Terug naar waar we in de droom mee te maken lijken te hebben; die nare sensatie of ervaring. Hoe kunnen we in deze momenten ons de waarheid herinneren? Het helpt om te weten dat onze ego-stem snel reageert en veel kabaal maakt. Proberen stil te worden is voor mij behulpzaam en hierbij heb ik veel aan mindfulnessoefeningen. Kenmerk hierbij is niet het wegvluchten van sensaties en ervaringen maar juist een ernaar toegaan op een betrokken maar toch niet-geïdentificeerde wijze. Dit moeten we leren want voordat we het beseffen zitten we weer in het glazen huis. In andere non-duale tradities wordt nu vaak het woord “acceptatie” gebruikt. Ook dit vervormt het ego graag tot accepteren-om-ergens-vanaf-te-komen. Dat is een valstrik. Nee, vanuit stilte kijk je met de liefdevolle ogen van je ware natuur naar wat er zich voordoet. Dit is luisteren naar de Stem van de Heilige Geest. Als je goed oplet ontdek je weerstand hiertegen. Dit is een ego-kracht die je oproept vooral hiermee te stoppen. Gewoon blijven glimlachen en als het ware rusten in het gevoel in een open en liefdevol vertrouwen. Zonder verwachtingen, zonder de neiging zaken anders te willen. Als die neiging toch optreedt dan zie je dat en ga je terug naar die houding van eenvoudige ontvankelijkheid.

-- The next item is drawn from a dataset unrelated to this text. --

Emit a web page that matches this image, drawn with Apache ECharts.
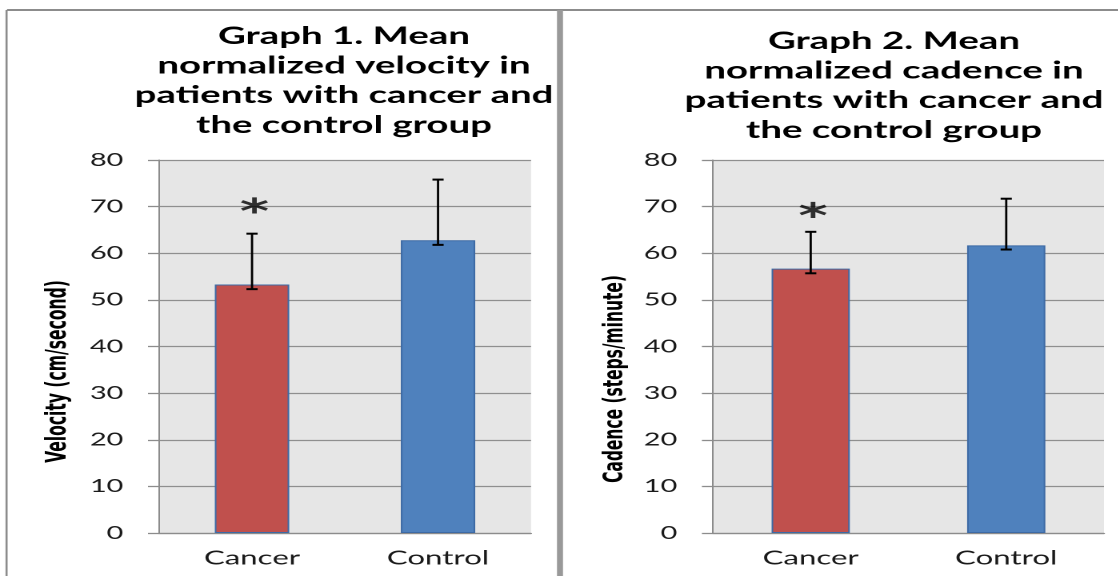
<!DOCTYPE html>
<html>
<head>
<meta charset="utf-8">
<script src="https://cdn.jsdelivr.net/npm/echarts@6/dist/echarts.min.js"></script>
<style>
  html, body { margin: 0; padding: 0; background: #fff; overflow: hidden; }
  #wrap { width: 1118px; height: 576px; overflow: hidden; }
  #chart { width: 698.75px; height: 576px; transform: scaleX(1.6); transform-origin: 0 0; }
</style>
</head>
<body>
<div id="wrap"><div id="chart"></div></div>
<script>
// ---- data ----
const categories = ['Cancer', 'Control'];
const barColors = ['#C0504D', '#4F81BD'];

const velocityMean = [53.3, 62.8];
const velocityErrLow = [52.3, 61.8];
const velocityErrHigh = [64.2, 75.8];
const velocityStar = [70.3, null];

const cadenceMean = [56.7, 61.7];
const cadenceErrLow = [55.7, 60.8];
const cadenceErrHigh = [64.6, 71.7];
const cadenceStar = [69.3, null];

const yTicks = { min: 0, max: 80, interval: 10 };

const titleLeft = 'Graph 1. Mean\nnormalized velocity in\npatients with cancer and\nthe control group';
const titleRight = 'Graph 2. Mean\nnormalized cadence in\npatients with cancer and\nthe control group';
const yNameLeft = 'Velocity (cm/second)';
const yNameRight = 'Cadence (steps/minute)';

// ---- layout (unscaled; page is stretched by 1.6 horizontally) ----
const S = 1.6;

const mctx = document.createElement('canvas').getContext('2d');
function hasFont(fam) {
  mctx.font = 'bold 100px monospace';
  const a = mctx.measureText('Velocity (cm/second) abcdefg').width;
  mctx.font = "bold 100px '" + fam + "', monospace";
  const b = mctx.measureText('Velocity (cm/second) abcdefg').width;
  return Math.abs(a - b) > 0.5;
}
const nameFamilies = ['Liberation Sans Narrow', 'DejaVu Sans Condensed', 'DejaVu Sans'];
const nameFamily = nameFamilies.find(hasFont) || 'sans-serif';
function fitSize(text, target) {
  mctx.font = "bold 100px '" + nameFamily + "', sans-serif";
  return Math.min(26, 100 * target / mctx.measureText(text).width);
}

const chart = echarts.init(document.getElementById('chart'), null, { renderer: 'canvas', devicePixelRatio: 2 });

function barData(vals) {
  return vals.map((v, i) => ({ value: v, itemStyle: { color: barColors[i] } }));
}
function errData(lo, hi) {
  return lo.map((l, i) => [i, l, hi[i]]);
}
function starData(arr) {
  return arr.map(v => (v == null ? '-' : v));
}
function renderErr(params, api) {
  const x = api.value(0);
  const lo = api.coord([x, api.value(1)]);
  const hi = api.coord([x, api.value(2)]);
  const hw = 3.5;
  const stem = { stroke: '#000', lineWidth: 1.4 };
  const cap = { stroke: '#000', lineWidth: 2 };
  return {
    type: 'group',
    children: [
      { type: 'line', shape: { x1: lo[0], y1: lo[1], x2: hi[0], y2: hi[1] }, style: stem },
      { type: 'line', shape: { x1: hi[0] - hw, y1: hi[1], x2: hi[0] + hw, y2: hi[1] }, style: cap },
      { type: 'line', shape: { x1: lo[0] - hw, y1: lo[1], x2: lo[0] + hw, y2: lo[1] }, style: cap }
    ]
  };
}

const gridLine = '#8f8f8f';
function yAxis(idx, name, gap, pad, len) {
  return {
    type: 'value', gridIndex: idx,
    min: yTicks.min, max: yTicks.max, interval: yTicks.interval,
    name: name, nameLocation: 'middle', nameRotate: 90, nameGap: gap,
    nameTextStyle: { fontFamily: nameFamily, fontWeight: 'bold', fontSize: fitSize(name, len), color: '#000', padding: [0, pad, 0, 0] },
    axisLine: { show: true, lineStyle: { color: '#8c8c8c', width: 1 } },
    axisTick: { show: true, inside: false, length: 6.9, lineStyle: { color: '#8c8c8c', width: 1.3 } },
    axisLabel: { margin: 22.3, fontFamily: 'Lato', fontSize: 18, color: '#1a1a1a' },
    splitLine: { show: true, lineStyle: { color: gridLine, width: 1.3 } }
  };
}
function xAxis(idx) {
  return {
    type: 'category', gridIndex: idx, data: categories,
    axisLine: { show: true, lineStyle: { color: '#8c8c8c', width: 1.3 } },
    axisTick: { show: false },
    axisLabel: { margin: 15, fontFamily: 'Lato', fontSize: 19.5, color: '#1a1a1a' },
    splitLine: { show: false }
  };
}
const starLabel = {
  show: true, position: 'inside', formatter: '*', offset: [1.5, 8.5],
  fontFamily: 'DejaVu Sans', fontWeight: 'bold', fontSize: 35, color: '#000'
};
const titleStyle = { fontFamily: 'Lato', fontWeight: 'bold', fontSize: 24, lineHeight: 29.6, color: '#000' };

chart.setOption({
  animation: false,
  backgroundColor: '#fff',
  title: [
    { text: titleLeft, left: 215, top: 21.5, textAlign: 'center', padding: 0, textStyle: titleStyle },
    { text: titleRight, left: 558.75, top: 26.5, textAlign: 'center', padding: 0, textStyle: titleStyle }
  ],
  grid: [
    { left: 99.4, width: 232.5, top: 160, height: 373, show: true, backgroundColor: '#E6E6E6', borderWidth: 0 },
    { left: 445.6, width: 244.4, top: 160, height: 373, show: true, backgroundColor: '#E6E6E6', borderWidth: 0 }
  ],
  xAxis: [xAxis(0), xAxis(1)],
  yAxis: [yAxis(0, yNameLeft, 54.5, 50, 183), yAxis(1, yNameRight, 52.5, 65, 208)],
  series: [
    { type: 'bar', xAxisIndex: 0, yAxisIndex: 0, barWidth: '40%', data: barData(velocityMean),
      itemStyle: { borderColor: '#3D6AA5', borderWidth: 1 } },
    { type: 'custom', xAxisIndex: 0, yAxisIndex: 0, renderItem: renderErr, data: errData(velocityErrLow, velocityErrHigh), z: 5 },
    { type: 'scatter', xAxisIndex: 0, yAxisIndex: 0, symbolSize: 0.1, itemStyle: { color: 'rgba(0,0,0,0)' },
      label: starLabel, data: starData(velocityStar), z: 6 },
    { type: 'bar', xAxisIndex: 1, yAxisIndex: 1, barWidth: '40%', data: barData(cadenceMean),
      itemStyle: { borderColor: '#3D6AA5', borderWidth: 1 } },
    { type: 'custom', xAxisIndex: 1, yAxisIndex: 1, renderItem: renderErr, data: errData(cadenceErrLow, cadenceErrHigh), z: 5 },
    { type: 'scatter', xAxisIndex: 1, yAxisIndex: 1, symbolSize: 0.1, itemStyle: { color: 'rgba(0,0,0,0)' },
      label: starLabel, data: starData(cadenceStar), z: 6 }
  ],
  graphic: [
    { type: 'line', shape: { x1: 4.4, y1: 10, x2: 700, y2: 10 }, style: { stroke: '#8c8c8c', lineWidth: 2 }, silent: true },
    { type: 'line', shape: { x1: 4.1, y1: 10, x2: 4.1, y2: 576 }, style: { stroke: '#8c8c8c', lineWidth: 1.3 }, silent: true },
    { type: 'rect', shape: { x: 557 / S, y: 10, width: 6 / S, height: 566 }, style: { fill: '#999' }, silent: true }
  ]
});
</script>
</body>
</html>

Blijf hierbij en vertrouw op de kracht van eenheid, liefde, God. Dit is de moment om de Wil van de Eenheid te ontdekken die ten diepste je eigen Heilige Wil is. Nu kunnen de sensaties en ervaringen veranderen tot instrumenten. Een soort nieuwe zintuigen van een nieuwe wereld. Er vindt woordeloze herkenning plaats dat jijzelf de maker bent van wat je waarneemt en kan kiezen om dit niet te geloven; het wonder. Er is kijken uit bewustzijn naar ervaringen die uit hetzelfde “materiaal” bestaan. Bewustzijn kijkt naar bewustzijn. De speciale haat- of liefdesrelatie wordt overstegen, de dualiteit wordt overstegen en bewustzijn van de Heilige Relatie in het Heilig ogenblik vindt plaats. Dit is de werkelijke wereld waarbij we de intieme, wonderlijke en niet duale verbondenheid van onszelf met onze scheppingen kennen. In dit ogenblik vieren we ons Zoonschap in stille verwondering.
Les 237
Nu wil ik zijn zoals God mij geschapen heeft.

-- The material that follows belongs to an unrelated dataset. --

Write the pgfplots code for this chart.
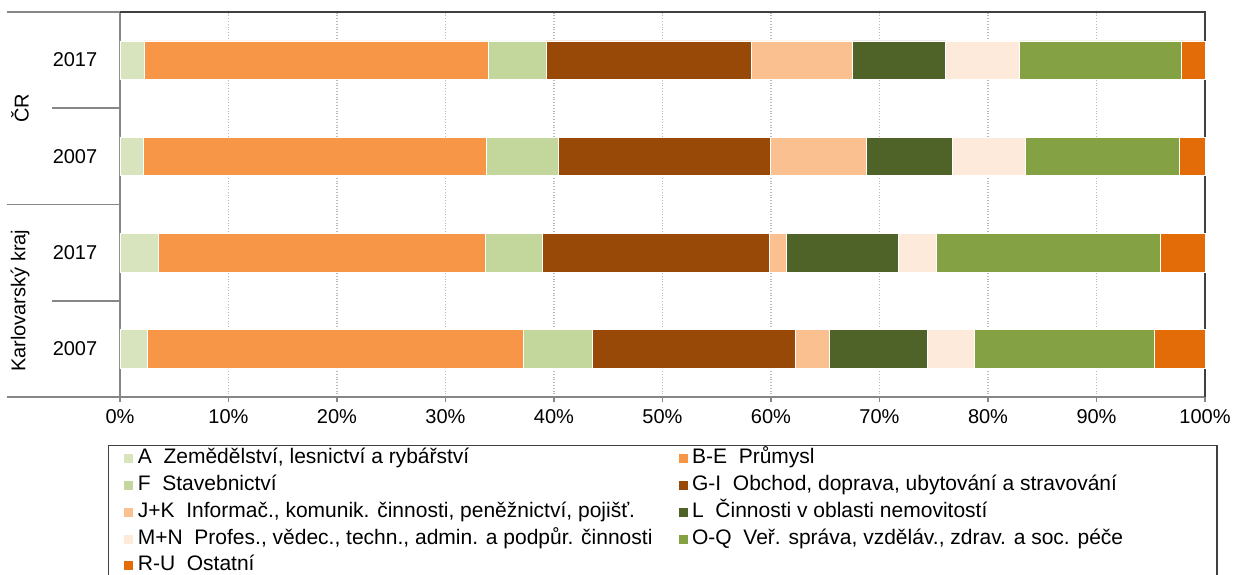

- Vandaag wil ik de waarheid over mezelf aanvaarden. 2Ik zal in heerlijkheid opstaan en het licht in me toestaan heel de dag door over de wereld te schijnen. 3Ik breng de wereld de tijding van verlossing die ik hoor wanneer God mijn Vader tot mij spreekt. 4En ik aanschouw de wereld die Christus mij wil laten zien, ervan bewust dat de bittere droom van de dood beëindigt, ervan bewust dat het mijn Vaders Roep is tot mij.
- Christus is vandaag mijn ogen, en Hij is de oren die vandaag luisteren naar de Stem namens God. 2Vader, ik kom tot U door Hem die Uw Zoon en tevens mijn ware Zelf is. 3Amen.